In terms of skills related to English ability and proficiency, students will have the opportunity to improve their English listening skills through the interpretations of the text provided by their teacher in class, and listening to recordings of Gary Snyder reading from his own poetry or prose, and giving short talks and lectures. This will be used not only as a listening-comprehension exercise but as a way to better appreciate the feel and sounds of poetry and literature as a whole.

Group discussions will be held in regular classes on questions directly related to the texts and given to students beforehand to prepare. Students will also have the opportunity to make a presentation in class (towards the end of the course) to help students improve their written proficiency (when writing their scripts for the presentation) and their spoken English proficiency (when they give the presentation in class in front of their peers). Students will give a presentation on one Beat or Transcendentalist or Modernist poet mentioned throughout the course.
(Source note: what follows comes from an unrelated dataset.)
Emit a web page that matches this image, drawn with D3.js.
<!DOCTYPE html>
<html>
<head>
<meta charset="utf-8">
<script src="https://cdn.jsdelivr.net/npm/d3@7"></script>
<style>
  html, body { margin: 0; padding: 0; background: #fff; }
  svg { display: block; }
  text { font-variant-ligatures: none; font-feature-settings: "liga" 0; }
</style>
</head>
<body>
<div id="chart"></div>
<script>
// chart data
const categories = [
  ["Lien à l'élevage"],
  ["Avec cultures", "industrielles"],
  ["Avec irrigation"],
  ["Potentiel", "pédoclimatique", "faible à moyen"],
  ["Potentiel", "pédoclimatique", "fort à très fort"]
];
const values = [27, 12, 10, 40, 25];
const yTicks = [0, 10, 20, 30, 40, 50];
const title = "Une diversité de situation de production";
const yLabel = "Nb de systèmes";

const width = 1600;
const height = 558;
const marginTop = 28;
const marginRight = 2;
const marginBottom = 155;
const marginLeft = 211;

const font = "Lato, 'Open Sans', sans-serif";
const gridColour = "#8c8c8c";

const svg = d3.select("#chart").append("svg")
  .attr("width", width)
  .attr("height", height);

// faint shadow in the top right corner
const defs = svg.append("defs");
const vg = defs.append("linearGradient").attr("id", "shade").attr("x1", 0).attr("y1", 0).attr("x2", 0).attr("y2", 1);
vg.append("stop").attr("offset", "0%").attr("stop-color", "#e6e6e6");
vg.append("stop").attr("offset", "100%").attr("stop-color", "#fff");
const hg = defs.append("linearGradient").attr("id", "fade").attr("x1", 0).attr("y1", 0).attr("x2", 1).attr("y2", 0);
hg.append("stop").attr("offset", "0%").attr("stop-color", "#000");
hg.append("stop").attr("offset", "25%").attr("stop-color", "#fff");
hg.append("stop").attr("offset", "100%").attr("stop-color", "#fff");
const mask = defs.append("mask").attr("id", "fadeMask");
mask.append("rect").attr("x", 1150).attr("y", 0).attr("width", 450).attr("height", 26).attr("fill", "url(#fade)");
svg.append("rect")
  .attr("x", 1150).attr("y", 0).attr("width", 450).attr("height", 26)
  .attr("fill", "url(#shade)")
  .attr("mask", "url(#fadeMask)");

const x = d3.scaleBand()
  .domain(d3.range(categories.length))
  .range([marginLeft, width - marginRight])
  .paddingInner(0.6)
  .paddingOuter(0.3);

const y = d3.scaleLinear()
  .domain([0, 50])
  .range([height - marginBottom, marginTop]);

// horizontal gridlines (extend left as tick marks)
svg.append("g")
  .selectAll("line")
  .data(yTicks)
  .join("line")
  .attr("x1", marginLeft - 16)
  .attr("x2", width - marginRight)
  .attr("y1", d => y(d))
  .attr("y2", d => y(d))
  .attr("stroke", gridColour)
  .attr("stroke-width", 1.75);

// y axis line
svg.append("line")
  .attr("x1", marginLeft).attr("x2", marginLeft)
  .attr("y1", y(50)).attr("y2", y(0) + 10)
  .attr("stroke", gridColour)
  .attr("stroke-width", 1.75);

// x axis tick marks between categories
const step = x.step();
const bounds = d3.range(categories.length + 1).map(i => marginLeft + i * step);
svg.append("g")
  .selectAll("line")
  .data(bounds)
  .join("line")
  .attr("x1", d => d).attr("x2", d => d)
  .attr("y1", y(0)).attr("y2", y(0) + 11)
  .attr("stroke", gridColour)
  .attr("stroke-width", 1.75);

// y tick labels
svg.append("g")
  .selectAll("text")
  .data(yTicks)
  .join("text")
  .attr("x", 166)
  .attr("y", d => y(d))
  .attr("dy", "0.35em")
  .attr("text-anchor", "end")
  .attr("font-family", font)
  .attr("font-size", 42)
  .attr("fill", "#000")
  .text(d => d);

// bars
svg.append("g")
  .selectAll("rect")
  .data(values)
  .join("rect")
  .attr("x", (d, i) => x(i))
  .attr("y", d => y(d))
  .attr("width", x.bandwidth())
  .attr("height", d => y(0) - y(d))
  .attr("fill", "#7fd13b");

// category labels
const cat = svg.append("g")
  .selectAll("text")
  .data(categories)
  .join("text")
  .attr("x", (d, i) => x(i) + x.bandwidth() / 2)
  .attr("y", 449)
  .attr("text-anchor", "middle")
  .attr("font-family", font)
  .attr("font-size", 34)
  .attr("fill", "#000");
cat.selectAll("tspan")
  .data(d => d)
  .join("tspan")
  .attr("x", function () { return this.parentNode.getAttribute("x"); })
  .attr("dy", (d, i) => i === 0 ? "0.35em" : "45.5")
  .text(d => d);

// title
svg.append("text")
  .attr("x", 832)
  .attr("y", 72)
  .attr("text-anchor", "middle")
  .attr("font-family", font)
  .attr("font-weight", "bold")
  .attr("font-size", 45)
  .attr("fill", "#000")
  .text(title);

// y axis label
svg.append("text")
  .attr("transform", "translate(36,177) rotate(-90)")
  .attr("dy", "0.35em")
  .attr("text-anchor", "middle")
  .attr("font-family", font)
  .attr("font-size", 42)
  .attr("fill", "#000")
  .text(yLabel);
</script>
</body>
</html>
In English Seminar 7 in Semester 1, students can present on writers such as Ralph Waldo Emerson, Henry David Thoreau or a contemporary poet and friend of Snyder’s such as Alan Watts, Philip Whalen or Michael McClure (and in Semester 2, in English Seminar 8, for those continuing on with Ecospirituality II (Welch), they will have the opportunity to present on writers such as Gertrude Stein, William Carlos Williams, W. B. Yeats, John Muir or the Chinese hermetic poet Tao Ch’ien, or Beat poets such as Gary Snyder, Philip Whalen, Jack Kerouac, Allen Ginsberg, Joanne Kyger and others.) Students will be expected to complete three written assignments. The first assignment will be based upon a famous prose work “Four Changes” from Snyder’s Pulitzer Prize-winning collection, Turtle Island, and the other two assignments will be based on one of the essays either included in the textbook, A Place in Space or from another classic Snyder prose work, The Practice of the Wild. Students will have a chance in each lesson to discuss their written assignments as well (in draft form), for which they can earn points towards their participation score. Assignment #4 will be held over two weeks towards the end of term, during which students will give a 3-minute presentation (on one of the writers mentioned above). Supplementary materials will be provided either in class or by email to help students complete ALL assignments. Some guidelines on how to complete these assignments will also be provided by the teacher, to help students improve their abilities in English written composition and expression.
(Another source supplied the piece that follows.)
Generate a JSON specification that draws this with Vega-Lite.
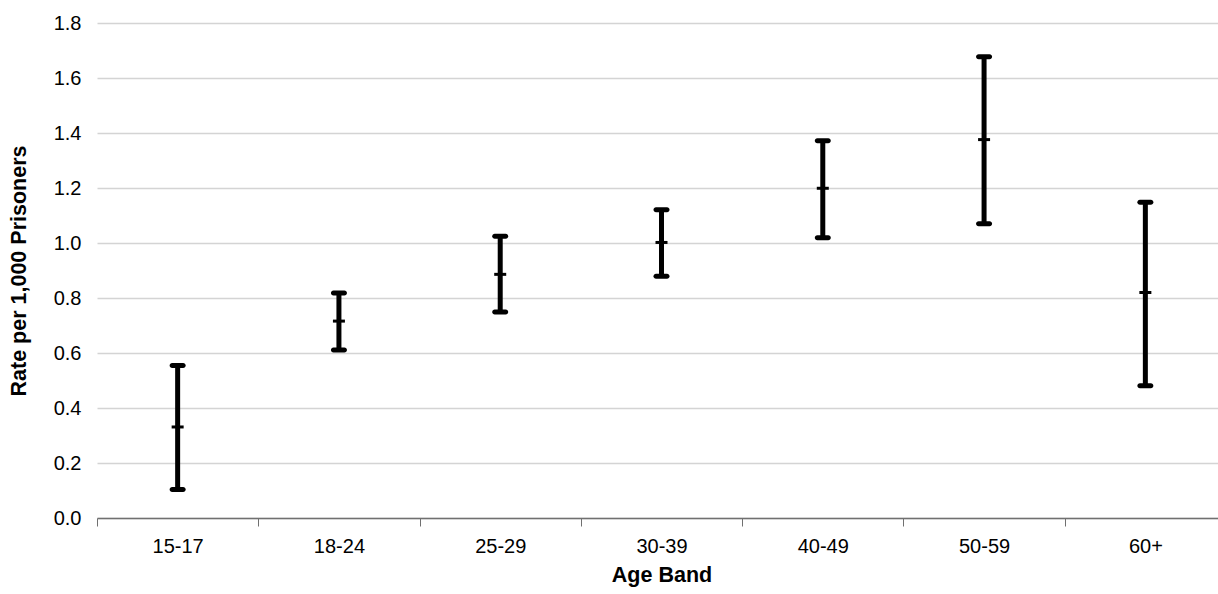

Successful completion of this course should indicate an understanding of…
1. the historical background and contexts of the Beat Generation writers (with a particular focus upon the West Coast Beat scene) and the Transcendentalist writers;
2. the style, structure, aesthetics, aims and reception of Gary Snyder’s body of work, with a particular focus on his nature writings and essays seen through the prism of Ecocriticism (including the recent field of Blue Ecocriticism);
3. several ways of analyzing a text, through supplementary readings, slides and recordings provided in or after class.
4. a better background knowledge of Snyder’s life, times and ongoing legacy upon American letters as a whole (The collection of essays called Gary Snyder: Dimensions of a Life will be used extensively as a source and reference for generating background notes, details and commentary.)
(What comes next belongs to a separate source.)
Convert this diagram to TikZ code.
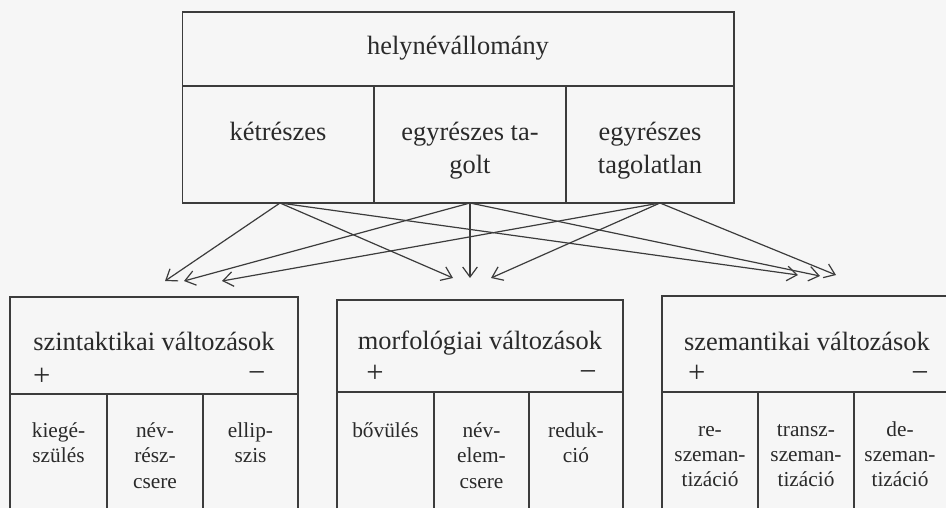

This course also strives to help students develop the following skills…
1. the ability to interpret and discuss a text, based on its historical and cultural context and milieu;
2. the ability to inform an original text through the use of secondary sources;
3. the ability to interpret and understand the literary analysis of other critics and writers;
4. the ability to present an argument or summary of one’s opinion on a literary work both in writing and orally.

【Course Contents】

This course, predominantly conducted in English, will offer enrolled students the opportunity to read and discuss Gary Snyder’s essays and talks on nature, as collected in the volume A Place in Space: Ethics, Aesthetics and Watersheds, an important collection of writings from Snyder which highlights many of the environmental concerns among certain writers of the Beat Generation, particularly those from the West Coast of the United States. We will also talk about some of the Beat writers (both from the East Coast such as Kerouac, Ginsberg, or Corso, as well as West Coast beats such as Welch, Whalen, Kyger, & McClure) and other scholars and friends (such as Alan Watts) who share something in common with Gary Snyder’s environmental activism and/or spirituality.

Most of the content of this course will be based upon Snyder’s, A Place in Space book, but at times the teacher will refer to essays from The Practice of the Wild, another excellent and important volume of prose by Gary Snyder. Finally, where possible, the teacher will use any audio files by or on the writer. The aim of sharing these materials is twofold: to enrich students’ knowledge of Gary Snyder, his writing, his perceptions of the world and the fields of environmental activism, bioregionalism and Ecocriticism; and to help them enjoy studying poetry and prose through audio materials, not just the written page. As Snyder comes across as an extremely eloquent and articulate scholar and authority on environmental-related matters, many of his comments from interviews (including those published in The Real Work will also be referred to throughout the course, to help supplement students’ understanding of key concepts.